▶ Information supplied:
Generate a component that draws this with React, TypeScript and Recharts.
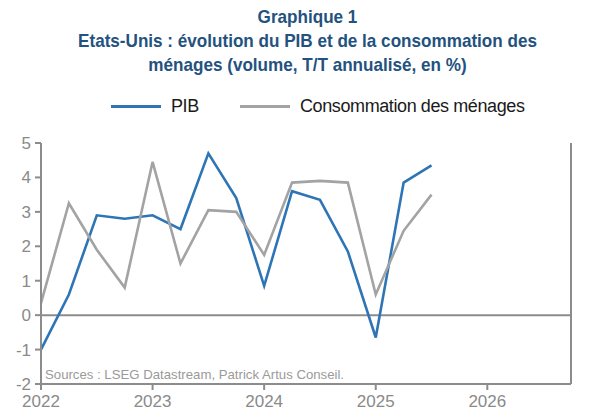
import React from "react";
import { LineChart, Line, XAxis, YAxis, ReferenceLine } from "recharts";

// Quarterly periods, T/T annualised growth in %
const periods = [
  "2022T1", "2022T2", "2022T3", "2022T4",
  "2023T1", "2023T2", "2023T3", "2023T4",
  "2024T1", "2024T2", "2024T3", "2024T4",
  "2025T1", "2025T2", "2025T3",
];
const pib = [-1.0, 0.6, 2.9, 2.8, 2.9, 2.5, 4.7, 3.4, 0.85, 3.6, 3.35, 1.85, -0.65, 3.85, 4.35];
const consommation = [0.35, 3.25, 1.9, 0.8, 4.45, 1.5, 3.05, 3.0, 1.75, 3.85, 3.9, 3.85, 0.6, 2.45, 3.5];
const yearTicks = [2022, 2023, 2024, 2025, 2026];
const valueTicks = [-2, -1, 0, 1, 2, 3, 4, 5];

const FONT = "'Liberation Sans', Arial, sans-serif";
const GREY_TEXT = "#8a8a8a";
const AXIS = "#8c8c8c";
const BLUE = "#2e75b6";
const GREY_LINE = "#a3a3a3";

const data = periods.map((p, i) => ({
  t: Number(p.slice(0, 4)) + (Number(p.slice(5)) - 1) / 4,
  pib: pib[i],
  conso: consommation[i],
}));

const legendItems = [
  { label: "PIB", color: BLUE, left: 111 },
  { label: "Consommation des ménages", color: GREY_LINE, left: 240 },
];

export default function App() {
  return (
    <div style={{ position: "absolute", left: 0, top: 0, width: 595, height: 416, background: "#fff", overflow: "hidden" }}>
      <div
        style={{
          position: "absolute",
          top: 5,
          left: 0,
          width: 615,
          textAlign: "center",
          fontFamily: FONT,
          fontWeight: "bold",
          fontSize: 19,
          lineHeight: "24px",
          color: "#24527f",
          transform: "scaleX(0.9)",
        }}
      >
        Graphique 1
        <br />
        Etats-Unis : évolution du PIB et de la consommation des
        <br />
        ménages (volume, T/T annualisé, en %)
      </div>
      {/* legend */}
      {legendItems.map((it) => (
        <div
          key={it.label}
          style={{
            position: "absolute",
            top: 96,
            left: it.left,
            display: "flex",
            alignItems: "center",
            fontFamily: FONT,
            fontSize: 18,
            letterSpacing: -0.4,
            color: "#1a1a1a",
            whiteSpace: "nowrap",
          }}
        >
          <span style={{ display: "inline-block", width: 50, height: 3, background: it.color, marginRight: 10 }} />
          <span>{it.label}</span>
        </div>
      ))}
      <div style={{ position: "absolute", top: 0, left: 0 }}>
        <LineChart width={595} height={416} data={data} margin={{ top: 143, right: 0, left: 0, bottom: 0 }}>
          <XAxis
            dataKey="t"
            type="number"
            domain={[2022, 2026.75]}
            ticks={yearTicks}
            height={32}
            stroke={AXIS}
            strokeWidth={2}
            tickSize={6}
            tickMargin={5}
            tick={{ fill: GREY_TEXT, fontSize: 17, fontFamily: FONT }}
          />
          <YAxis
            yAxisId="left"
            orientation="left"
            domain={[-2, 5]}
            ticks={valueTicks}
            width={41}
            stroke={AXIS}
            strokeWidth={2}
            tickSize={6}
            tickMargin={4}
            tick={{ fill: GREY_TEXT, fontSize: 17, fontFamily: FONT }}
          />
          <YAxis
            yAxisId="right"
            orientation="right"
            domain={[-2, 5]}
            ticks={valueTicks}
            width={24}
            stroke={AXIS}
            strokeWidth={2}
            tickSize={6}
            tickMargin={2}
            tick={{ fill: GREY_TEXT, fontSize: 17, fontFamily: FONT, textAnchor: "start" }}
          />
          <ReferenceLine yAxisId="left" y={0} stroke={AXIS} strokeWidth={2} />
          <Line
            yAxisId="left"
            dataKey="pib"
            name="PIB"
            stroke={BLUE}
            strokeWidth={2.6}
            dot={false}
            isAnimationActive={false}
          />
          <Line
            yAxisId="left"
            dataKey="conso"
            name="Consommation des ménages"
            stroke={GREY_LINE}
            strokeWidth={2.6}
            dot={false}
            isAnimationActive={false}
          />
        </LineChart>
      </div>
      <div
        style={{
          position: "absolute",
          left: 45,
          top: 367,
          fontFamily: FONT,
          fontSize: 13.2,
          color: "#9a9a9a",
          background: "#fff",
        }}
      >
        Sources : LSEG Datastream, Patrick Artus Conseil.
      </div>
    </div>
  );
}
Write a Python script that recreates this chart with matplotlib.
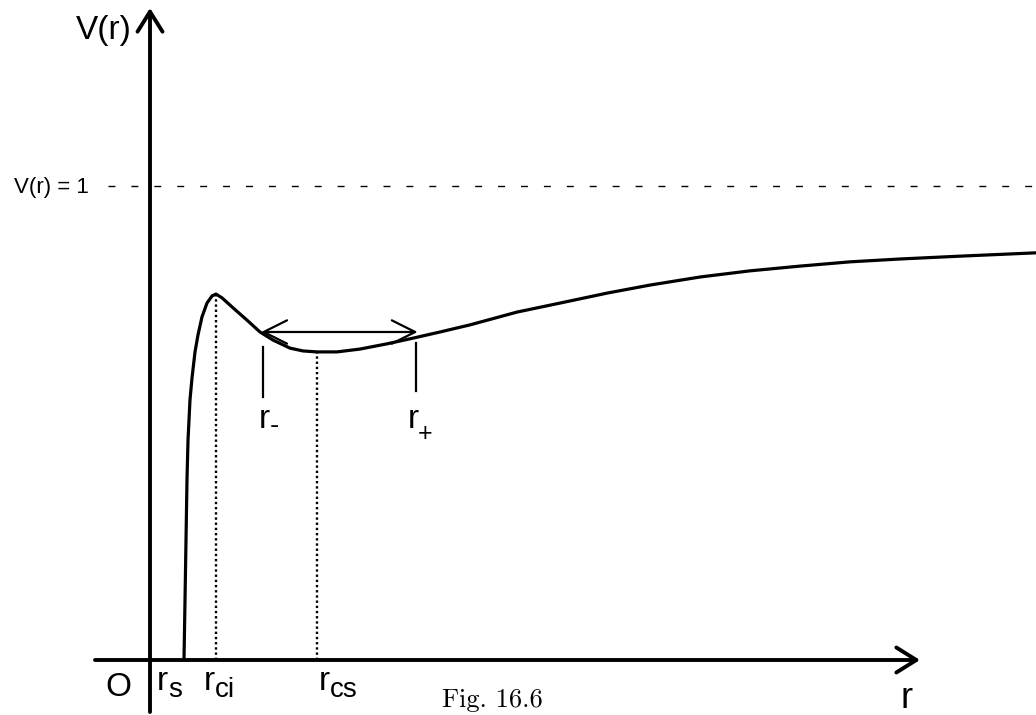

▶ Requirement: Each line of the data should be quoted exactly, with pictures left out.

▶ Output below:
Generate a component that draws this with React, TypeScript and Recharts.
import React from "react";
import { LineChart, Line, XAxis, YAxis, ReferenceLine } from "recharts";

// Quarterly periods, T/T annualised growth in %
const periods = [
  "2022T1", "2022T2", "2022T3", "2022T4",
  "2023T1", "2023T2", "2023T3", "2023T4",
  "2024T1", "2024T2", "2024T3", "2024T4",
  "2025T1", "2025T2", "2025T3",
];
const pib = [-1.0, 0.6, 2.9, 2.8, 2.9, 2.5, 4.7, 3.4, 0.85, 3.6, 3.35, 1.85, -0.65, 3.85, 4.35];
const consommation = [0.35, 3.25, 1.9, 0.8, 4.45, 1.5, 3.05, 3.0, 1.75, 3.85, 3.9, 3.85, 0.6, 2.45, 3.5];
const yearTicks = [2022, 2023, 2024, 2025, 2026];
const valueTicks = [-2, -1, 0, 1, 2, 3, 4, 5];

const FONT = "'Liberation Sans', Arial, sans-serif";
const GREY_TEXT = "#8a8a8a";
const AXIS = "#8c8c8c";
const BLUE = "#2e75b6";
const GREY_LINE = "#a3a3a3";

const data = periods.map((p, i) => ({
  t: Number(p.slice(0, 4)) + (Number(p.slice(5)) - 1) / 4,
  pib: pib[i],
  conso: consommation[i],
}));

const legendItems = [
  { label: "PIB", color: BLUE, left: 111 },
  { label: "Consommation des ménages", color: GREY_LINE, left: 240 },
];

export default function App() {
  return (
    <div style={{ position: "absolute", left: 0, top: 0, width: 595, height: 416, background: "#fff", overflow: "hidden" }}>
      <div
        style={{
          position: "absolute",
          top: 5,
          left: 0,
          width: 615,
          textAlign: "center",
          fontFamily: FONT,
          fontWeight: "bold",
          fontSize: 19,
          lineHeight: "24px",
          color: "#24527f",
          transform: "scaleX(0.9)",
        }}
      >
        Graphique 1
        <br />
        Etats-Unis : évolution du PIB et de la consommation des
        <br />
        ménages (volume, T/T annualisé, en %)
      </div>
      {/* legend */}
      {legendItems.map((it) => (
        <div
          key={it.label}
          style={{
            position: "absolute",
            top: 96,
            left: it.left,
            display: "flex",
            alignItems: "center",
            fontFamily: FONT,
            fontSize: 18,
            letterSpacing: -0.4,
            color: "#1a1a1a",
            whiteSpace: "nowrap",
          }}
        >
          <span style={{ display: "inline-block", width: 50, height: 3, background: it.color, marginRight: 10 }} />
          <span>{it.label}</span>
        </div>
      ))}
      <div style={{ position: "absolute", top: 0, left: 0 }}>
        <LineChart width={595} height={416} data={data} margin={{ top: 143, right: 0, left: 0, bottom: 0 }}>
          <XAxis
            dataKey="t"
            type="number"
            domain={[2022, 2026.75]}
            ticks={yearTicks}
            height={32}
            stroke={AXIS}
            strokeWidth={2}
            tickSize={6}
            tickMargin={5}
            tick={{ fill: GREY_TEXT, fontSize: 17, fontFamily: FONT }}
          />
          <YAxis
            yAxisId="left"
            orientation="left"
            domain={[-2, 5]}
            ticks={valueTicks}
            width={41}
            stroke={AXIS}
            strokeWidth={2}
            tickSize={6}
            tickMargin={4}
            tick={{ fill: GREY_TEXT, fontSize: 17, fontFamily: FONT }}
          />
          <YAxis
            yAxisId="right"
            orientation="right"
            domain={[-2, 5]}
            ticks={valueTicks}
            width={24}
            stroke={AXIS}
            strokeWidth={2}
            tickSize={6}
            tickMargin={2}
            tick={{ fill: GREY_TEXT, fontSize: 17, fontFamily: FONT, textAnchor: "start" }}
          />
          <ReferenceLine yAxisId="left" y={0} stroke={AXIS} strokeWidth={2} />
          <Line
            yAxisId="left"
            dataKey="pib"
            name="PIB"
            stroke={BLUE}
            strokeWidth={2.6}
            dot={false}
            isAnimationActive={false}
          />
          <Line
            yAxisId="left"
            dataKey="conso"
            name="Consommation des ménages"
            stroke={GREY_LINE}
            strokeWidth={2.6}
            dot={false}
            isAnimationActive={false}
          />
        </LineChart>
      </div>
      <div
        style={{
          position: "absolute",
          left: 45,
          top: 367,
          fontFamily: FONT,
          fontSize: 13.2,
          color: "#9a9a9a",
          background: "#fff",
        }}
      >
        Sources : LSEG Datastream, Patrick Artus Conseil.
      </div>
    </div>
  );
}
Write a Python script that recreates this chart with matplotlib.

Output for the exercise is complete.